# WHAT YOU HAVE TO DO
Your task is to retype, word for word, the lines from the start of the data through the line holding "var seriesNames = ['Inventario". Do not include the pictures.

◆ ◆ ◆ ◆

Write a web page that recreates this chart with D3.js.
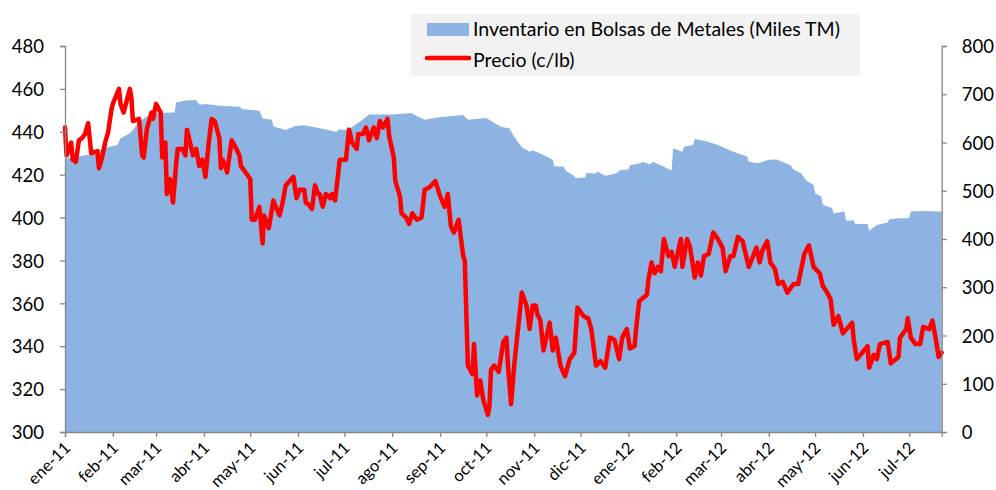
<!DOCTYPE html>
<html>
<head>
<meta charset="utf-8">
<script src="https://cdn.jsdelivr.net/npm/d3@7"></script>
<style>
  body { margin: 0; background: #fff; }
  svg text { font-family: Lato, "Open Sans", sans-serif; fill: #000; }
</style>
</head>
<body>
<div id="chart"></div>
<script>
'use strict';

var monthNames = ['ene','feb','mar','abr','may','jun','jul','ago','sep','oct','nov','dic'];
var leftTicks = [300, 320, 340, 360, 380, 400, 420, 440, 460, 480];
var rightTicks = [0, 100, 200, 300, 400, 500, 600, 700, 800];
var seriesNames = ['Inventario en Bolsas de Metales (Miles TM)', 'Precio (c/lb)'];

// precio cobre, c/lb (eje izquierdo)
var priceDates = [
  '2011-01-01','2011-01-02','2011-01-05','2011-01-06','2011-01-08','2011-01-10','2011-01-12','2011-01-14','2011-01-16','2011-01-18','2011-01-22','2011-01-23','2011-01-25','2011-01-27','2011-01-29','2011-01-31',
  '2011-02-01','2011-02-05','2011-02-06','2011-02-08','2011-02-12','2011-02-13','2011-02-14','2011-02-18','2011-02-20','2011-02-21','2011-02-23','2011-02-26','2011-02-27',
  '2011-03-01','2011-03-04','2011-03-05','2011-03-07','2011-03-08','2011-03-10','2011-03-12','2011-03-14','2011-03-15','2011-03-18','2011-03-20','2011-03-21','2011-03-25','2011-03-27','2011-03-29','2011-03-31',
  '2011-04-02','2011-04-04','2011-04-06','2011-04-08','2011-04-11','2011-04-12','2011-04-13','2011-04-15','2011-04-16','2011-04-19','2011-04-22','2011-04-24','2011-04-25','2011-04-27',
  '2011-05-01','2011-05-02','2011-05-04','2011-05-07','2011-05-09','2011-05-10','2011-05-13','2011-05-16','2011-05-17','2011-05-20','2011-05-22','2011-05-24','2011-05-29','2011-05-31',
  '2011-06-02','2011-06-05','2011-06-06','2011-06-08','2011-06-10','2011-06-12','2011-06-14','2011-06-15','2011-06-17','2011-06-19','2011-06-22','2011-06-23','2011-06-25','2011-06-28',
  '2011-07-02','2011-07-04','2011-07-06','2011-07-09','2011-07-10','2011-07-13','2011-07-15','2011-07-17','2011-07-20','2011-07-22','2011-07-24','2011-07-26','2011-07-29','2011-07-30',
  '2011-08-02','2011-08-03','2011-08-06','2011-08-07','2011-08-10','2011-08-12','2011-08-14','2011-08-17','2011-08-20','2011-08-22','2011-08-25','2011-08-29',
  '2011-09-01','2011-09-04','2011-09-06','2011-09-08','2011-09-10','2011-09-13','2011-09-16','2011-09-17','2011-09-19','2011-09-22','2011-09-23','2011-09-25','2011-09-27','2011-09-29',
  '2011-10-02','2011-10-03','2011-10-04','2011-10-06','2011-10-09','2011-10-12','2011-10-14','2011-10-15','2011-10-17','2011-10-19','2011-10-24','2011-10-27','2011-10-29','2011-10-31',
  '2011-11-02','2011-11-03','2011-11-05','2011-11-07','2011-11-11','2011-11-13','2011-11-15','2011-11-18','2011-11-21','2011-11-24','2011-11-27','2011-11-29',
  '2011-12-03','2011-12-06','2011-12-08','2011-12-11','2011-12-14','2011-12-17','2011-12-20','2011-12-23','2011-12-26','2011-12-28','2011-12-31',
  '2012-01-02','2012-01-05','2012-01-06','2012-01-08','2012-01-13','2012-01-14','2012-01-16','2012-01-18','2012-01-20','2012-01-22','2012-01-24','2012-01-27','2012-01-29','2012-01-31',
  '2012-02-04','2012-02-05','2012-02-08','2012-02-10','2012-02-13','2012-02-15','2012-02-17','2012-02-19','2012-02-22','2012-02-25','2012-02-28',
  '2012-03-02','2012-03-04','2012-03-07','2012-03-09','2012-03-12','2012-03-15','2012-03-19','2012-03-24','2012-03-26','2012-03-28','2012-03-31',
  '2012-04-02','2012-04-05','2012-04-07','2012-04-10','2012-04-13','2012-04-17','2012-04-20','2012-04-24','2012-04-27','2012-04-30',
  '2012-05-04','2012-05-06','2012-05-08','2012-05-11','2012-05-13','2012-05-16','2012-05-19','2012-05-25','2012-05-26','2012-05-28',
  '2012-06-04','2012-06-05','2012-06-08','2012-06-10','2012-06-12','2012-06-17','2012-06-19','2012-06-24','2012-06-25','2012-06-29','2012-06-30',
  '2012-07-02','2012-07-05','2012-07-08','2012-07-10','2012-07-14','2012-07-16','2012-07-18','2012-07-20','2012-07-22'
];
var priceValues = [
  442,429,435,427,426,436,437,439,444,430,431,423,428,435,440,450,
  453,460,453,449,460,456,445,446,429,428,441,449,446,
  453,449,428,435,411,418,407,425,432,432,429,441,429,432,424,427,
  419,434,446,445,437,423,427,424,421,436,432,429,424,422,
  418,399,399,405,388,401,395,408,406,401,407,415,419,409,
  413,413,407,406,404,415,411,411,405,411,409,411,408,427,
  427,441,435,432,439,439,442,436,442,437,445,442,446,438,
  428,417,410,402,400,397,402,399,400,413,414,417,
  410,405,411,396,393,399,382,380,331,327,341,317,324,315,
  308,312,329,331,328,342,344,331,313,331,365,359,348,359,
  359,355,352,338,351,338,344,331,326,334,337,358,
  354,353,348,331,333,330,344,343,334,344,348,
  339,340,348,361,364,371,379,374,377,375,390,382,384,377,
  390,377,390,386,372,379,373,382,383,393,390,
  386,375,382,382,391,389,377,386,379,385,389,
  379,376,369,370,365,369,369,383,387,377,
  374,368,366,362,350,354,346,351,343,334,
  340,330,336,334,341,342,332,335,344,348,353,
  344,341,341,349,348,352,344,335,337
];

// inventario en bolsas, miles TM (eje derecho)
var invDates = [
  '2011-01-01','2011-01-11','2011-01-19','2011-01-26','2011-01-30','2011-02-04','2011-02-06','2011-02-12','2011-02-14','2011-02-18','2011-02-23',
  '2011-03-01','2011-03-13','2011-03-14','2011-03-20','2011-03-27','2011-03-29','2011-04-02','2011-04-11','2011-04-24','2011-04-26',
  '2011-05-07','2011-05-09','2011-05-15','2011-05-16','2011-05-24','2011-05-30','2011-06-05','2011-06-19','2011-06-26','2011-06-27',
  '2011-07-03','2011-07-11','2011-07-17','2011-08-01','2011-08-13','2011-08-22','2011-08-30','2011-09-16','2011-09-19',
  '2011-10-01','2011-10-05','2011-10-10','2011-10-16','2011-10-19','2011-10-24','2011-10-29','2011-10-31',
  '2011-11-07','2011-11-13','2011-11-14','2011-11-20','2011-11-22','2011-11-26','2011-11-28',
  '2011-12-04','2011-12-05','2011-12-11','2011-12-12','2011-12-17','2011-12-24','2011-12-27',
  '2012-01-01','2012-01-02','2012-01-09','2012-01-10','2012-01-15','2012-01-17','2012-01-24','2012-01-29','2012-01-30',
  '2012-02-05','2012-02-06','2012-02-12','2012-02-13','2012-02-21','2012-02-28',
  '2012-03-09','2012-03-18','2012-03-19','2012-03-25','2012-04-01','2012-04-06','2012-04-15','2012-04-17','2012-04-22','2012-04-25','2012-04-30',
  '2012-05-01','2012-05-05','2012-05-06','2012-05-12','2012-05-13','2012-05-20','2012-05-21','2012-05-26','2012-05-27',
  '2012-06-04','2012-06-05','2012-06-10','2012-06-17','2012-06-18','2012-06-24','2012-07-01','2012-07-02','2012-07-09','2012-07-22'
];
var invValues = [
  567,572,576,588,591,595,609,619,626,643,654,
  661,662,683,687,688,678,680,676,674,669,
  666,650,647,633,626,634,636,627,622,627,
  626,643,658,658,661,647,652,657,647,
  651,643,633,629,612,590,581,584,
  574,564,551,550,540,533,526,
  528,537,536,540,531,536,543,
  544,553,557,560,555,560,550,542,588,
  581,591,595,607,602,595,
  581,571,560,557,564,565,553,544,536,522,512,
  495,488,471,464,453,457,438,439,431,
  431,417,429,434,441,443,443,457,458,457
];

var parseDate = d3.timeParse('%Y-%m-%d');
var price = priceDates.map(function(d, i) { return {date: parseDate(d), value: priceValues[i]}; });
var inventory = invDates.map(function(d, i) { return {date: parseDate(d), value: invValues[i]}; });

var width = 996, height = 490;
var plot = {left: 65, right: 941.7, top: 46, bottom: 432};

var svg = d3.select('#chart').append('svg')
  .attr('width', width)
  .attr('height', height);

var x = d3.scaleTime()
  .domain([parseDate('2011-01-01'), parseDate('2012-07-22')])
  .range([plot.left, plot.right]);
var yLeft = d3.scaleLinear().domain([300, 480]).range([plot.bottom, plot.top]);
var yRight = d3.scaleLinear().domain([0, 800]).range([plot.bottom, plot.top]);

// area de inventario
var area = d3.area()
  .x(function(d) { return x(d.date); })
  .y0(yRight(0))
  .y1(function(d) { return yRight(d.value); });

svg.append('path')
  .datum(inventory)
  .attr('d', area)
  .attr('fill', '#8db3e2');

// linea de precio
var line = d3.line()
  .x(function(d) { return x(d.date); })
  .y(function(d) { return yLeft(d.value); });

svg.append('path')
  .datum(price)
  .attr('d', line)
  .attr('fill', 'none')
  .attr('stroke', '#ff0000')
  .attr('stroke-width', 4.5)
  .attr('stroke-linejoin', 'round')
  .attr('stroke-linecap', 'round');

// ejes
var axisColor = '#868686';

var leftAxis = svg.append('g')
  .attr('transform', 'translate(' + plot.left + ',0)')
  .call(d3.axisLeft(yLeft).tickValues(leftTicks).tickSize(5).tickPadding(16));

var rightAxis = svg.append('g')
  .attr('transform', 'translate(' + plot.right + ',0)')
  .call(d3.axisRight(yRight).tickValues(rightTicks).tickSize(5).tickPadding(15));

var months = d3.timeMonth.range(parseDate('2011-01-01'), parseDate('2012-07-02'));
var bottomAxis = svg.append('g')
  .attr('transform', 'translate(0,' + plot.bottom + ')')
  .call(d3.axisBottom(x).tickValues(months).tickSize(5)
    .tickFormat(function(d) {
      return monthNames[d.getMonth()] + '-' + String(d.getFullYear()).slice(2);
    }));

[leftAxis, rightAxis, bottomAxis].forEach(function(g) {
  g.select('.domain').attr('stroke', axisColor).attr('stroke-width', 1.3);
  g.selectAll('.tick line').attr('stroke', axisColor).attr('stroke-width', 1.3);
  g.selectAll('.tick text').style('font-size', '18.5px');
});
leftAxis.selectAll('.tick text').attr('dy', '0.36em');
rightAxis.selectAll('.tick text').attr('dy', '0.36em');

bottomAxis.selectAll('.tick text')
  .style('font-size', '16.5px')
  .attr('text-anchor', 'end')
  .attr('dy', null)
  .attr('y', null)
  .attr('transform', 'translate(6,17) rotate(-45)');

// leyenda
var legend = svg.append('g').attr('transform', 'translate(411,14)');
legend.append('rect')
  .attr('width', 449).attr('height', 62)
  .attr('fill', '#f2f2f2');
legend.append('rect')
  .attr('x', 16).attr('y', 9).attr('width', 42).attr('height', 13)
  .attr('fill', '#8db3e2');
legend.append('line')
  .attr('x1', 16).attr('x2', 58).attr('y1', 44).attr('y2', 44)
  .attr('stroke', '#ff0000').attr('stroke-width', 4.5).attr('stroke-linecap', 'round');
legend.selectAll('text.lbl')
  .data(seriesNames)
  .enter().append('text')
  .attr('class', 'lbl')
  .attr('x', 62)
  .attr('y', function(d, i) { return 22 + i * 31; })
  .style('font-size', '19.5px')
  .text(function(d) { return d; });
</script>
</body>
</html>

◆ ◆ ◆ ◆

# OUTPUT OF THE TASK
Write a web page that recreates this chart with D3.js.
<!DOCTYPE html>
<html>
<head>
<meta charset="utf-8">
<script src="https://cdn.jsdelivr.net/npm/d3@7"></script>
<style>
  body { margin: 0; background: #fff; }
  svg text { font-family: Lato, "Open Sans", sans-serif; fill: #000; }
</style>
</head>
<body>
<div id="chart"></div>
<script>
'use strict';

var monthNames = ['ene','feb','mar','abr','may','jun','jul','ago','sep','oct','nov','dic'];
var leftTicks = [300, 320, 340, 360, 380, 400, 420, 440, 460, 480];
var rightTicks = [0, 100, 200, 300, 400, 500, 600, 700, 800];
var seriesNames = ['Inventario en Bolsas de Metales (Miles TM)', 'Precio (c/lb)'];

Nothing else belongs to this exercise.